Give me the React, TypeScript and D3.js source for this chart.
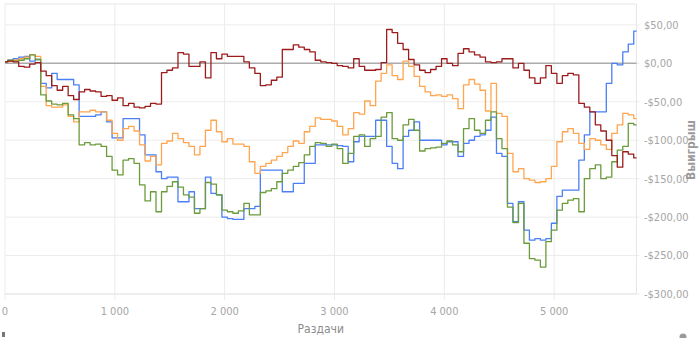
import React from "react";
import * as d3 from "d3";

const HAND_STEP = 50;

const redValues = [
  2, 3, 2, -4, -5, -1, 1, -10, -16, -29,
  -35, -30, -42, -47, -37, -34, -36, -37, -43, -42,
  -48, -45, -55, -52, -57, -58, -56, -52, -53, -12,
  -9, -6, 14, 12, -4, -4, 2, -19, 14, 6,
  12, 9, 9, 9, 2, -6, -13, -29, -28, -22,
  -18, 18, 18, 24, 21, 18, 15, 4, 2, 1,
  0, -3, -4, -6, 6, -4, -9, -9, -8, 1,
  44, 40, 26, 18, 5, -2, -9, -12, -8, -4,
  6, 0, -3, 13, 19, 15, 11, 8, 2, 1,
  2, 6, 6, -6, 0, -9, -19, -26, -19, -3,
  -13, -26, -16, -13, -15, -52, -57, -63, -80, -88,
  -100, -120, -135, -115, -118, -123,
];

const blueValues = [
  2, 4, 6, 8, 9, 3, 5, -26, -32, -13,
  -21, -21, -21, -28, -69, -69, -69, -67, -63, -76,
  -97, -97, -72, -72, -72, -93, -119, -119, -141, -150,
  -148, -148, -180, -180, -167, -189, -189, -148, -169, -171,
  -200, -202, -203, -203, -189, -189, -186, -139, -139, -139,
  -139, -167, -167, -156, -156, -130, -130, -106, -106, -106,
  -106, -107, -108, -128, -102, -95, -95, -95, -74, -74,
  -108, -130, -137, -95, -87, -76, -100, -100, -100, -100,
  -106, -102, -102, -121, -104, -100, -95, -93, -87, -70,
  -117, -121, -182, -206, -180, -217, -230, -228, -230, -228,
  -208, -173, -165, -165, -165, -126, -93, -63, -63, -63,
  -26, 0, -2, 15, 25, 42,
];

const orangeValues = [
  2, 3, 4, 6, 8, 11, 9, -30, -55, -57,
  -57, -54, -69, -76, -63, -63, -61, -63, -63, -74,
  -91, -100, -85, -82, -88, -106, -127, -121, -132, -104,
  -101, -91, -98, -103, -108, -119, -108, -87, -74, -89,
  -102, -98, -105, -105, -108, -128, -143, -134, -130, -126,
  -121, -116, -108, -101, -104, -89, -82, -71, -73, -73,
  -75, -82, -93, -85, -64, -66, -49, -55, -23, -13,
  -2, -16, -21, 3, -4, -17, -30, -37, -42, -41,
  -43, -41, -46, -59, -28, -21, -27, -35, -62, -26,
  -65, -69, -117, -141, -137, -150, -152, -155, -154, -150,
  -134, -102, -89, -85, -91, -104, -112, -98, -100, -106,
  -112, -91, -80, -65, -67, -72,
];

const greenValues = [
  2, 4, 3, 4, 6, 11, 5, -41, -49, -53,
  -54, -52, -67, -72, -106, -103, -106, -105, -108, -121,
  -139, -145, -126, -124, -130, -158, -179, -167, -193, -167,
  -160, -154, -161, -171, -174, -195, -189, -155, -157, -171,
  -191, -193, -195, -192, -182, -197, -197, -168, -166, -163,
  -154, -143, -139, -134, -129, -119, -108, -103, -104, -108,
  -105, -111, -130, -117, -95, -93, -108, -98, -95, -70,
  -64, -98, -100, -80, -73, -87, -114, -111, -110, -109,
  -104, -101, -106, -115, -85, -72, -87, -91, -74, -63,
  -98, -111, -187, -207, -182, -234, -254, -256, -265, -232,
  -217, -191, -182, -178, -176, -193, -150, -137, -132, -150,
  -148, -128, -113, -108, -78, -80,
];

const hands = redValues.map((_, i) => i * HAND_STEP);

const xTicks = [0, 1000, 2000, 3000, 4000, 5000];
const xTickLabels = ["0", "1\u00a0000", "2\u00a0000", "3\u00a0000", "4\u00a0000", "5\u00a0000"];
const yTicks = [50, 0, -50, -100, -150, -200, -250, -300];

const xTitle = "Раздачи";
const yTitle = "Выигрыш";

const seriesList = [
  { name: "blue", values: blueValues, color: "#4a7ff5" },
  { name: "orange", values: orangeValues, color: "#ffa54f" },
  { name: "green", values: greenValues, color: "#6b9b3a" },
  { name: "red", values: redValues, color: "#9c1c1c" },
];

const fmtMoney = (v: number) => (v < 0 ? `-$${Math.abs(v)},00` : `$${v},00`);

export default function App() {
  const W = 700;
  const H = 338;
  const left = 5;
  const right = 636.5;
  const top = 4;
  const bottom = 294;

  const x = d3.scaleLinear().domain([0, 5750]).range([left, right]);
  const y = d3.scaleLinear().domain([-300, 50]).range([bottom, 24.9]);

  const font = "'Liberation Sans Narrow', 'DejaVu Sans Condensed', Roboto, sans-serif";

  return (
    <svg
      width={W}
      height={H}
      viewBox={`0 0 ${W} ${H}`}
      style={{ position: "absolute", left: 0, top: 0, background: "#fff" }}
    >
      {yTicks.map((t) => (
        <line
          key={"hy" + t}
          x1={left}
          x2={right + 3}
          y1={y(t)}
          y2={y(t)}
          stroke="#ececec"
          strokeWidth={1}
        />
      ))}
      {xTicks.map((t) => (
        <line
          key={"vx" + t}
          x1={x(t)}
          x2={x(t)}
          y1={top}
          y2={bottom + 6}
          stroke="#ececec"
          strokeWidth={1}
        />
      ))}
      <line x1={left} x2={right} y1={top} y2={top} stroke="#e6e6e6" />
      <line x1={right} x2={right} y1={top} y2={bottom} stroke="#e6e6e6" />
      <line x1={left} x2={right} y1={bottom} y2={bottom} stroke="#e6e6e6" />
      <line x1={left} x2={right} y1={y(0)} y2={y(0)} stroke="#ababab" strokeWidth={1.5} />

      {seriesList.map((s) => {
        const gen = d3
          .line<number>()
          .x((_, i) => x(hands[i]))
          .y((d) => y(d))
          .curve(d3.curveStep);
        return (
          <path
            key={s.name}
            d={gen(s.values) || ""}
            fill="none"
            stroke={s.color}
            strokeWidth={1.3}
            strokeLinejoin="round"
          />
        );
      })}

      {yTicks.map((t) => (
        <text
          key={"yl" + t}
          x={644}
          y={y(t)}
          dy="0.35em"
          fontFamily={font}
          fontSize={11}
          fill="#a6a6a6"
        >
          {fmtMoney(t)}
        </text>
      ))}
      {xTicks.map((t, i) => (
        <text
          key={"xl" + t}
          x={x(t)}
          y={315}
          textAnchor="middle"
          fontFamily={font}
          fontSize={11}
          fill="#a6a6a6"
        >
          {xTickLabels[i]}
        </text>
      ))}
      <text
        x={(left + right) / 2}
        y={333}
        textAnchor="middle"
        fontFamily={font}
        fontSize={12}
        fill="#8c8c8c"
      >
        {xTitle}
      </text>
      <text
        transform={`translate(695,150) rotate(-90)`}
        textAnchor="middle"
        fontFamily={font}
        fontSize={12}
        fontWeight="bold"
        fill="#9a9a9a"
      >
        {yTitle}
      </text>
      <circle cx={683} cy={337} r={3.5} fill="#9a9a9a" />
      <rect x={2} y={332} width={3} height={5} fill="#777" />
    </svg>
  );
}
==*==
▶ **Given exercise**:
Starting at the top of the listing above, please restate word for word each line up to and including the one that holds "const HAND_STEP = 50;", omitting every image.

▶ **Response**:
Give me the React, TypeScript and D3.js source for this chart.
import React from "react";
import * as d3 from "d3";

const HAND_STEP = 50;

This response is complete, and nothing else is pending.